» SHORT TASK: Find the line with "Write the HTML code for this interface.", then retype it and each later line through the last, exactly. Leave out pictures.

» MATERIAL:
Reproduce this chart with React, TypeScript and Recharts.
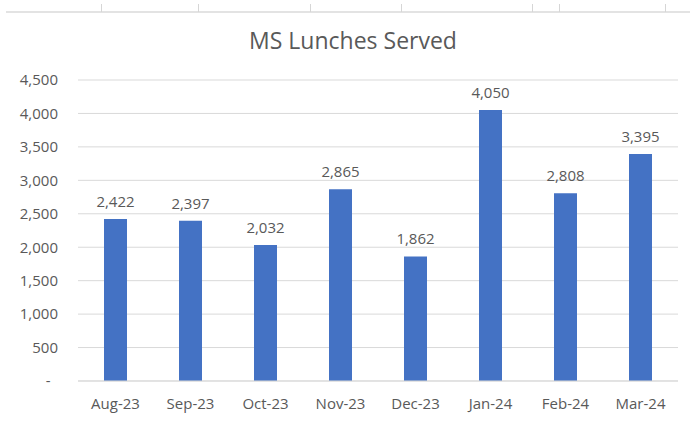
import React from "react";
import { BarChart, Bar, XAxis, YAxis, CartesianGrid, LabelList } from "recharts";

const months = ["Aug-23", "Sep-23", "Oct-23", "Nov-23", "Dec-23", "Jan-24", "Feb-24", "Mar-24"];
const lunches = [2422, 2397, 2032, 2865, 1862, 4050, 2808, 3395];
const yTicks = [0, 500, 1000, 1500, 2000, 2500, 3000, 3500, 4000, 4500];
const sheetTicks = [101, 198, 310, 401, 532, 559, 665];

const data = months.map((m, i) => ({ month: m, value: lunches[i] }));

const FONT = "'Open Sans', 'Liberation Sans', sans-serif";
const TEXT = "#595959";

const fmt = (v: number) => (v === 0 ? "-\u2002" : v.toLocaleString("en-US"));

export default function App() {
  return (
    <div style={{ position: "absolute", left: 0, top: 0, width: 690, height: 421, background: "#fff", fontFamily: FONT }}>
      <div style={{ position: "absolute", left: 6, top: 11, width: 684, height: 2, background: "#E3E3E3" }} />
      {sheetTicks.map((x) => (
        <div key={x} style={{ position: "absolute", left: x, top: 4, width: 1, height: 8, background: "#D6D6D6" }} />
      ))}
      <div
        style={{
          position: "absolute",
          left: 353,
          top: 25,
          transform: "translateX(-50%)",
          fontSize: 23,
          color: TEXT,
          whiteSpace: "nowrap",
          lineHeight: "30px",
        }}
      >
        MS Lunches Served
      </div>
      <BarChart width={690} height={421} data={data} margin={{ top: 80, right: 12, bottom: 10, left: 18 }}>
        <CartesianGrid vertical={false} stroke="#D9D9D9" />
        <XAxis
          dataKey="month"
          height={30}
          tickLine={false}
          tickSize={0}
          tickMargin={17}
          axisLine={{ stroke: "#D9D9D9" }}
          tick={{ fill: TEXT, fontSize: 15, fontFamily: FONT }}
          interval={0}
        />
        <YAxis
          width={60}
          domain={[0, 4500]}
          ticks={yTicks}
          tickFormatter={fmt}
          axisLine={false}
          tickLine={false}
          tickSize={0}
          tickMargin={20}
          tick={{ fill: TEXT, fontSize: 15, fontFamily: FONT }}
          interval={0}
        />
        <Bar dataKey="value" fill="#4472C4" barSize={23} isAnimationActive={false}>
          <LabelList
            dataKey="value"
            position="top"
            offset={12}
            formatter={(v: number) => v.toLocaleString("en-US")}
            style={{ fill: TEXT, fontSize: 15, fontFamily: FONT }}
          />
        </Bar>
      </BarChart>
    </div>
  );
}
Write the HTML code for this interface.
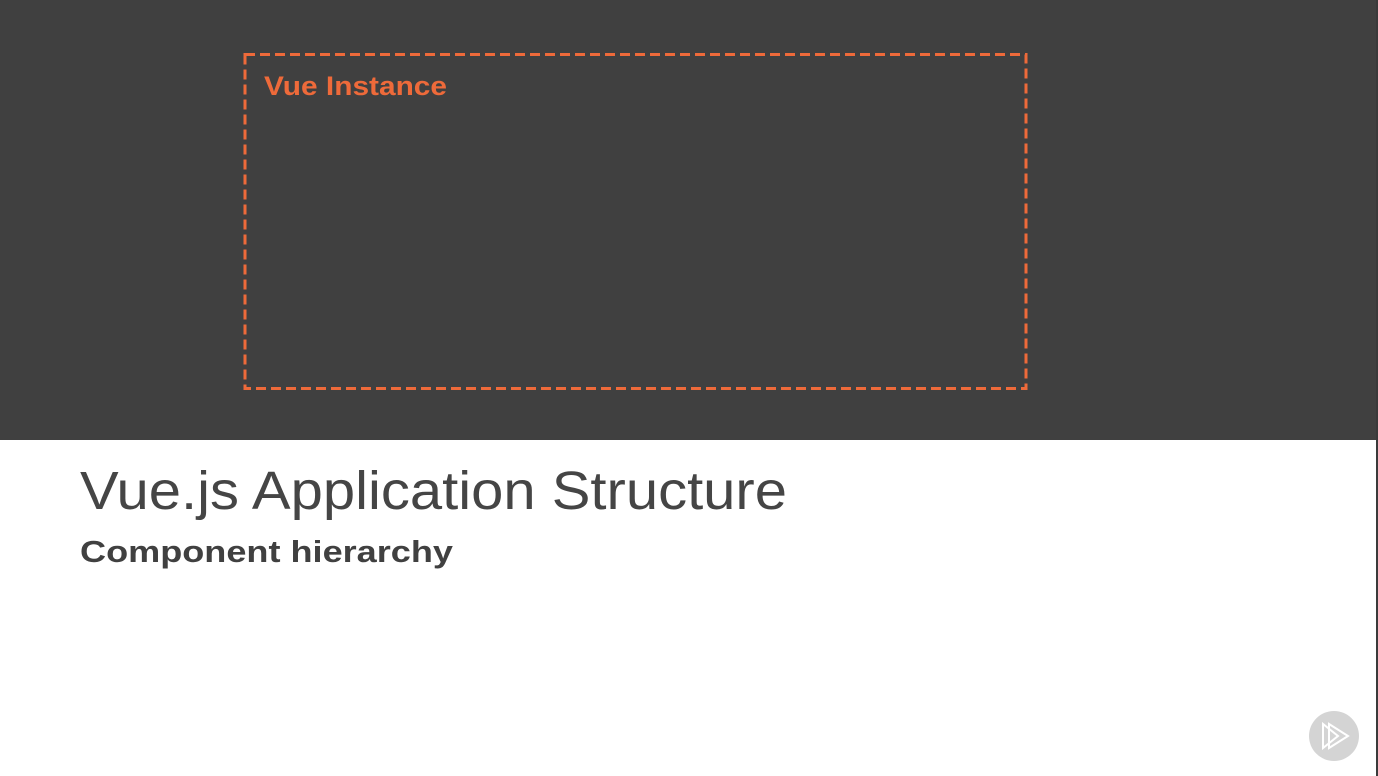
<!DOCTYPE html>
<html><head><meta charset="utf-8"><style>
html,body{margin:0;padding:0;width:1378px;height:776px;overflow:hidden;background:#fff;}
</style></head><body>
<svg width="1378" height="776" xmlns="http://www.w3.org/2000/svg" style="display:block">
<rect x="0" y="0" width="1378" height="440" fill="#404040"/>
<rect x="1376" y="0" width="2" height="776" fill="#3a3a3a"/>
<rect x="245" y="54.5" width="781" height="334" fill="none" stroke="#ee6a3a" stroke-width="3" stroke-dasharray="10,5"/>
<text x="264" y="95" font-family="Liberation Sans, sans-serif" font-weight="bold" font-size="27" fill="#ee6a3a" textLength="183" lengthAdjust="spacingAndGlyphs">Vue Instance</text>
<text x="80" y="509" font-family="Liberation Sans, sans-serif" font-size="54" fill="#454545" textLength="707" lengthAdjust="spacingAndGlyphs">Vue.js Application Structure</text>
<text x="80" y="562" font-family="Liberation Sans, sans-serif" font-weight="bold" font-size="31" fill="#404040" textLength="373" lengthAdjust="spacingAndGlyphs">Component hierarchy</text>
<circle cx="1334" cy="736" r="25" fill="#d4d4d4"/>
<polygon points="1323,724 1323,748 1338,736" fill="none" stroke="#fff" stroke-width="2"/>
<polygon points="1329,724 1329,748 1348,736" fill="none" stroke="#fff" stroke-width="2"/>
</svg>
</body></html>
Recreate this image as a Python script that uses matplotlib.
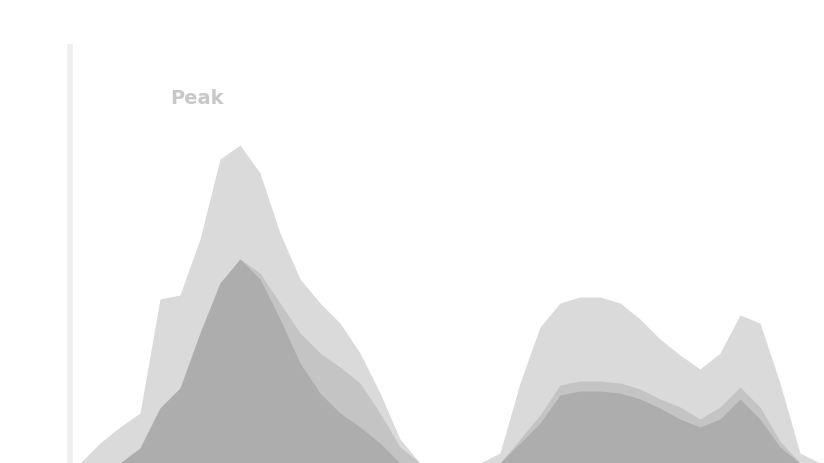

» OUTPUT OF THE TASK:
Write the HTML code for this interface.
<!DOCTYPE html>
<html><head><meta charset="utf-8"><style>
html,body{margin:0;padding:0;width:1378px;height:776px;overflow:hidden;background:#fff;}
</style></head><body>
<svg width="1378" height="776" xmlns="http://www.w3.org/2000/svg" style="display:block">
<rect x="0" y="0" width="1378" height="440" fill="#404040"/>
<rect x="1376" y="0" width="2" height="776" fill="#3a3a3a"/>
<rect x="245" y="54.5" width="781" height="334" fill="none" stroke="#ee6a3a" stroke-width="3" stroke-dasharray="10,5"/>
<text x="264" y="95" font-family="Liberation Sans, sans-serif" font-weight="bold" font-size="27" fill="#ee6a3a" textLength="183" lengthAdjust="spacingAndGlyphs">Vue Instance</text>
<text x="80" y="509" font-family="Liberation Sans, sans-serif" font-size="54" fill="#454545" textLength="707" lengthAdjust="spacingAndGlyphs">Vue.js Application Structure</text>
<text x="80" y="562" font-family="Liberation Sans, sans-serif" font-weight="bold" font-size="31" fill="#404040" textLength="373" lengthAdjust="spacingAndGlyphs">Component hierarchy</text>
<circle cx="1334" cy="736" r="25" fill="#d4d4d4"/>
<polygon points="1323,724 1323,748 1338,736" fill="none" stroke="#fff" stroke-width="2"/>
<polygon points="1329,724 1329,748 1348,736" fill="none" stroke="#fff" stroke-width="2"/>
</svg>
</body></html>
Recreate this image as a Python script that uses matplotlib.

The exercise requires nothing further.